The western sandpiper (Calidris mauri) is a small migratory shorebird. The genus name is from Ancient Greek kalidris or skalidris, a term used by Aristotle for some grey-coloured waterside birds. The specific mauri commemorates Italian botanist Ernesto Mauri (1791–1836).

This is one of the most abundant shorebird species in North America, with a population in the millions.

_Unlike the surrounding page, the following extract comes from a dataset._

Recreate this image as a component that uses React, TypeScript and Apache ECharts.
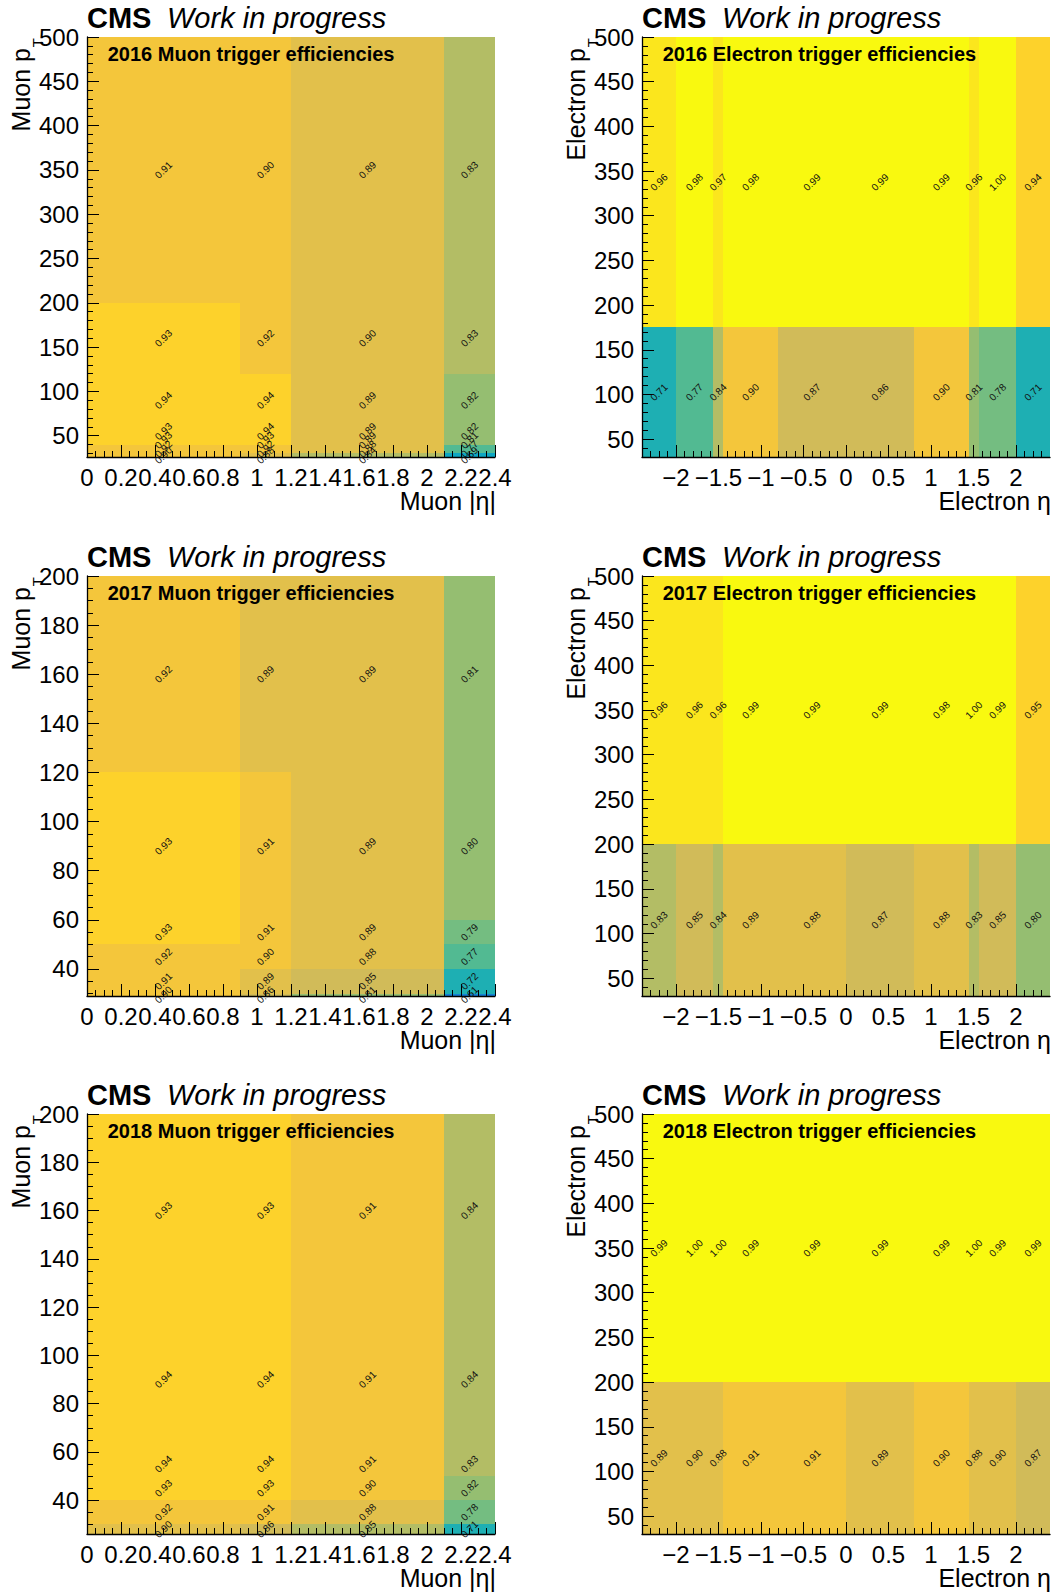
import React, { useEffect, useRef } from 'react';
import * as echarts from 'echarts';

const FONT = '"Liberation Sans", Arial, Helvetica, sans-serif';

// ---------- bin edges ----------
const muonEtaBins = [0, 0.9, 1.2, 2.1, 2.4];
const muonPt2016Bins = [26, 30, 40, 50, 60, 120, 200, 500];
const muonPt2017Bins = [29, 30, 40, 50, 60, 120, 200];
const muonPt2018Bins = [26, 30, 40, 50, 60, 120, 200];
const eleEtaBins = [-2.4, -2.0, -1.566, -1.444, -0.8, 0, 0.8, 1.444, 1.566, 2.0, 2.4];
const elePt2016Bins = [30, 175, 500];
const elePt2017Bins = [30, 200, 500];
const elePt2018Bins = [30, 200, 500];

// ---------- efficiencies (rows = pT bins from lowest, cols = eta bins) ----------
const muonEff2016 = [
  [0.90, 0.88, 0.84, 0.69],
  [0.92, 0.92, 0.88, 0.77],
  [0.93, 0.93, 0.89, 0.81],
  [0.93, 0.94, 0.89, 0.82],
  [0.94, 0.94, 0.89, 0.82],
  [0.93, 0.92, 0.899, 0.83],
  [0.91, 0.90, 0.89, 0.83],
];
const muonEff2017 = [
  [0.90, 0.86, 0.81, 0.61],
  [0.91, 0.89, 0.85, 0.72],
  [0.92, 0.90, 0.88, 0.77],
  [0.93, 0.91, 0.89, 0.79],
  [0.93, 0.91, 0.89, 0.80],
  [0.92, 0.89, 0.89, 0.81],
];
const muonEff2018 = [
  [0.899, 0.86, 0.849, 0.71],
  [0.92, 0.91, 0.88, 0.78],
  [0.93, 0.93, 0.90, 0.82],
  [0.94, 0.94, 0.91, 0.83],
  [0.94, 0.94, 0.91, 0.84],
  [0.93, 0.93, 0.91, 0.84],
];
const eleEff2016 = [
  [0.71, 0.77, 0.84, 0.90, 0.87, 0.86, 0.90, 0.81, 0.78, 0.71],
  [0.96, 0.98, 0.97, 0.98, 0.99, 0.99, 0.99, 0.96, 1.00, 0.94],
];
const eleEff2017 = [
  [0.83, 0.85, 0.84, 0.89, 0.88, 0.87, 0.88, 0.83, 0.85, 0.80],
  [0.96, 0.96, 0.96, 0.99, 0.99, 0.99, 0.98, 1.00, 0.99, 0.949],
];
const eleEff2018 = [
  [0.89, 0.899, 0.88, 0.91, 0.91, 0.89, 0.90, 0.88, 0.899, 0.87],
  [0.99, 1.00, 1.00, 0.99, 0.99, 0.99, 0.99, 1.00, 0.99, 0.99],
];

// ---------- tick labels ----------
const muonEtaTicks = [0, 0.2, 0.4, 0.6, 0.8, 1, 1.2, 1.4, 1.6, 1.8, 2, 2.2, 2.4];
const eleEtaTicks = [-2, -1.5, -1, -0.5, 0, 0.5, 1, 1.5, 2];
const pt500Ticks = [50, 100, 150, 200, 250, 300, 350, 400, 450, 500];
const pt200Ticks = [40, 60, 80, 100, 120, 140, 160, 180, 200];

function minorTicks(min: number, max: number, step: number, majors: number[]) {
  const out: number[] = [];
  const start = Math.ceil(min / step - 1e-9) * step;
  for (let v = start; v <= max + 1e-9; v += step) {
    const r = Math.round(v * 1000) / 1000;
    if (!majors.some((m) => Math.abs(m - r) < 1e-6) && r > min + 1e-6 && r < max - 1e-6) out.push(r);
  }
  return out;
}

// ---------- ROOT kBird palette, 20 contours, z in [0.5, 1.0] ----------
const birdStops = [0, 0.125, 0.25, 0.375, 0.5, 0.625, 0.75, 0.875, 1];
const birdR = [0.2082, 0.0592, 0.078, 0.0232, 0.1802, 0.5301, 0.8186, 0.9956, 0.9764];
const birdG = [0.1664, 0.3599, 0.5041, 0.6419, 0.7178, 0.7492, 0.7328, 0.7862, 0.9832];
const birdB = [0.5293, 0.8684, 0.8385, 0.7914, 0.6425, 0.4662, 0.3499, 0.1968, 0.0539];
const birdTable: string[] = [];
for (let g = 1; g < birdStops.length; g++) {
  const n = Math.floor(255 * birdStops[g]) - Math.floor(255 * birdStops[g - 1]);
  for (let c = 0; c < n; c++) {
    const f = c / n;
    const r = Math.round(255 * (birdR[g - 1] + f * (birdR[g] - birdR[g - 1])));
    const gg = Math.round(255 * (birdG[g - 1] + f * (birdG[g] - birdG[g - 1])));
    const b = Math.round(255 * (birdB[g - 1] + f * (birdB[g] - birdB[g - 1])));
    birdTable.push(`rgb(${r},${gg},${b})`);
  }
}
function birdColor(v: number) {
  const zmin = 0.5, zmax = 1.0, ndiv = 20;
  let k = Math.floor(0.01 + (v - zmin) * ndiv / (zmax - zmin));
  k = Math.max(0, Math.min(ndiv - 1, k));
  const idx = Math.min(254, Math.floor((k + 0.99) * 255 / ndiv));
  return birdTable[idx];
}

// ---------- layout ----------
const COL_LEFT = [87, 642];
const ROW_TOP = [37, 576, 1114];
const W = 408;
const H = 420;

type Panel = {
  year: string; kind: 'Muon' | 'Electron';
  xBins: number[]; yBins: number[]; eff: number[][];
  xMajor: number[]; xMinorStep: number;
  yMajor: number[]; yMinorStep: number;
  col: number; row: number;
};

const panels: Panel[] = [
  { year: '2016', kind: 'Muon', xBins: muonEtaBins, yBins: muonPt2016Bins, eff: muonEff2016, xMajor: muonEtaTicks, xMinorStep: 0.05, yMajor: pt500Ticks, yMinorStep: 10, col: 0, row: 0 },
  { year: '2016', kind: 'Electron', xBins: eleEtaBins, yBins: elePt2016Bins, eff: eleEff2016, xMajor: eleEtaTicks, xMinorStep: 0.1, yMajor: pt500Ticks, yMinorStep: 10, col: 1, row: 0 },
  { year: '2017', kind: 'Muon', xBins: muonEtaBins, yBins: muonPt2017Bins, eff: muonEff2017, xMajor: muonEtaTicks, xMinorStep: 0.05, yMajor: pt200Ticks, yMinorStep: 5, col: 0, row: 1 },
  { year: '2017', kind: 'Electron', xBins: eleEtaBins, yBins: elePt2017Bins, eff: eleEff2017, xMajor: eleEtaTicks, xMinorStep: 0.1, yMajor: pt500Ticks, yMinorStep: 10, col: 1, row: 1 },
  { year: '2018', kind: 'Muon', xBins: muonEtaBins, yBins: muonPt2018Bins, eff: muonEff2018, xMajor: muonEtaTicks, xMinorStep: 0.05, yMajor: pt200Ticks, yMinorStep: 5, col: 0, row: 2 },
  { year: '2018', kind: 'Electron', xBins: eleEtaBins, yBins: elePt2018Bins, eff: eleEff2018, xMajor: eleEtaTicks, xMinorStep: 0.1, yMajor: pt500Ticks, yMinorStep: 10, col: 1, row: 2 },
];

function fmtTick(v: number) {
  const r = Math.round(v * 10) / 10;
  const s = String(Math.abs(r));
  return r < 0 ? '\u2212' + s : s;
}

function buildOption() {
  const grid: any[] = [];
  const xAxis: any[] = [];
  const yAxis: any[] = [];
  const series: any[] = [];
  const graphic: any[] = [];

  panels.forEach((p, i) => {
    const left = COL_LEFT[p.col];
    const top = ROW_TOP[p.row];
    grid.push({ left, top, width: W, height: H, containLabel: false, outerBoundsMode: 'none' });
    const xMin = p.xBins[0], xMax = p.xBins[p.xBins.length - 1];
    const yMin = p.yBins[0], yMax = p.yBins[p.yBins.length - 1];
    const axisCommon = { type: 'value', gridIndex: i, z: 10, splitLine: { show: false }, minorTick: { show: false }, minorSplitLine: { show: false } };
    xAxis.push({
      ...axisCommon, min: xMin, max: xMax, position: 'bottom',
      axisLine: { show: true, onZero: false, lineStyle: { color: '#000', width: 1.3 } },
      axisTick: { show: true, inside: true, length: 12, customValues: p.xMajor, lineStyle: { color: '#000', width: 1 } },
      axisLabel: { show: true, customValues: p.xMajor, formatter: (v: number) => fmtTick(v), fontSize: 24, fontFamily: FONT, color: '#000', margin: 8, hideOverlap: false },
    });
    xAxis.push({
      ...axisCommon, min: xMin, max: xMax, position: 'bottom',
      axisLine: { show: false, onZero: false },
      axisTick: { show: true, inside: true, length: 6, customValues: minorTicks(xMin, xMax, p.xMinorStep, p.xMajor), lineStyle: { color: '#000', width: 1 } },
      axisLabel: { show: false },
    });
    yAxis.push({
      ...axisCommon, min: yMin, max: yMax, position: 'left',
      axisLine: { show: true, onZero: false, lineStyle: { color: '#000', width: 1.3 } },
      axisTick: { show: true, inside: true, length: 12, customValues: p.yMajor, lineStyle: { color: '#000', width: 1 } },
      axisLabel: { show: true, customValues: p.yMajor, formatter: (v: number) => String(v), fontSize: 24, fontFamily: FONT, color: '#000', margin: 8, hideOverlap: false },
    });
    yAxis.push({
      ...axisCommon, min: yMin, max: yMax, position: 'left',
      axisLine: { show: false, onZero: false },
      axisTick: { show: true, inside: true, length: 6, customValues: minorTicks(yMin, yMax, p.yMinorStep, p.yMajor), lineStyle: { color: '#000', width: 1 } },
      axisLabel: { show: false },
    });

    const cells: number[][] = [];
    for (let r = 0; r < p.yBins.length - 1; r++) {
      for (let c = 0; c < p.xBins.length - 1; c++) {
        cells.push([p.xBins[c], p.xBins[c + 1], p.yBins[r], p.yBins[r + 1], p.eff[r][c]]);
      }
    }
    series.push({
      type: 'custom', xAxisIndex: 2 * i, yAxisIndex: 2 * i, z: 2, silent: true,
      encode: { x: [0, 1], y: [2, 3] },
      data: cells,
      renderItem: (_params: any, api: any) => {
        const a = api.coord([api.value(0), api.value(3)]);
        const b = api.coord([api.value(1), api.value(2)]);
        const x0 = Math.round(a[0]), y0 = Math.round(a[1]);
        const x1 = Math.round(b[0]), y1 = Math.round(b[1]);
        const col = birdColor(api.value(4));
        return {
          type: 'rect',
          shape: { x: x0, y: y0, width: x1 - x0, height: y1 - y0 },
          style: { fill: col },
        };
      },
    });
    series.push({
      type: 'custom', xAxisIndex: 2 * i, yAxisIndex: 2 * i, z: 20, silent: true,
      encode: { x: [0, 1], y: [2, 3] },
      data: cells,
      renderItem: (_params: any, api: any) => {
        const c = api.coord([(api.value(0) + api.value(1)) / 2, (api.value(2) + api.value(3)) / 2]);
        return {
          type: 'text', x: c[0], y: c[1], rotation: Math.PI / 4,
          style: { text: Number(api.value(4)).toFixed(2), fontSize: 10, fontFamily: FONT, fill: '#111', align: 'center', verticalAlign: 'middle' },
        };
      },
    });

    // texts
    graphic.push({ type: 'text', x: left, y: top - 19, style: { text: 'CMS', font: `bold 29px ${FONT}`, fill: '#000', align: 'left', verticalAlign: 'middle' } });
    graphic.push({ type: 'text', x: left + 80, y: top - 19, style: { text: 'Work in progress', font: `italic 29px ${FONT}`, fill: '#000', align: 'left', verticalAlign: 'middle' } });
    graphic.push({ type: 'text', x: left + 20.7, y: top + 17, z: 30, style: { text: `${p.year} ${p.kind} trigger efficiencies`, font: `bold 20px ${FONT}`, fill: '#000', align: 'left', verticalAlign: 'middle' } });
    graphic.push({ type: 'text', x: left - 66.3, y: top + 11, rotation: Math.PI / 2, style: { text: `${p.kind} p`, font: `25px ${FONT}`, fill: '#000', align: 'right', verticalAlign: 'middle' } });
    graphic.push({ type: 'text', x: left - 49.7, y: top + 1, rotation: Math.PI / 2, style: { text: 'T', font: `15px ${FONT}`, fill: '#000', align: 'right', verticalAlign: 'middle' } });
    graphic.push({ type: 'text', x: left + 409, y: top + 464, style: { text: p.kind === 'Muon' ? 'Muon |\u03b7|' : 'Electron \u03b7', font: `25px ${FONT}`, fill: '#000', align: 'right', verticalAlign: 'middle' } });
  });

  return { animation: false, backgroundColor: '#fff', grid, xAxis, yAxis, series, graphic };
}

export default function App() {
  const ref = useRef<HTMLDivElement>(null);
  useEffect(() => {
    if (!ref.current) return;
    const chart = echarts.init(ref.current, null, { renderer: 'svg', width: 1057, height: 1593 });
    chart.setOption(buildOption() as any);
    return () => chart.dispose();
  }, []);
  return <div ref={ref} style={{ position: 'absolute', left: 0, top: 0, width: 1057, height: 1593, background: '#fff' }} />;
}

Within the genus Calidris the western sandpiper is most closely related to the semipalmated sandpiper (Calidris pusilla).

==Description==
Adults have dark legs and a short, thin, dark bill, thinner at the tip. The body is brown on top and white underneath. They are reddish-brown on the crown. This bird can be difficult to distinguish from other similar tiny shorebirds, especially the semipalmated sandpiper. This is particularly the case in winter plumage, when both species are plain grey. The western sandpiper acquires winter plumage much earlier in the autumn than the semipalmated sandpiper.

Measurements:

- Length: 14–17 cm
- Wingspan: 35–37 cm
- Weight: 22–35 g

==Breeding==
Their breeding habitat is tundra in eastern Siberia and Alaska. They nest on the ground usually under some vegetation. The male makes several scrapes; the female selects one and lays four eggs. Both parents incubate and care for dependent young, who feed themselves. Sometimes the female deserts her mate and brood prior to offspring fledging.

==Migration==
They migrate to both coasts of North America and South America, as well as the Caribbean. It is a very rare vagrant to western Europe.

==Diet==
These birds forage on mudflats during migration and the non-breeding season by probing or picking up food by sight. Foraging occurs on tundra and wet meadows during the breeding season. They had been thought to mainly eat insects, spiders, small crustaceans, mollusks, polychaete worms, and seeds, but are now known to heavily graze on biofilm from the surface of intertidal mudflats.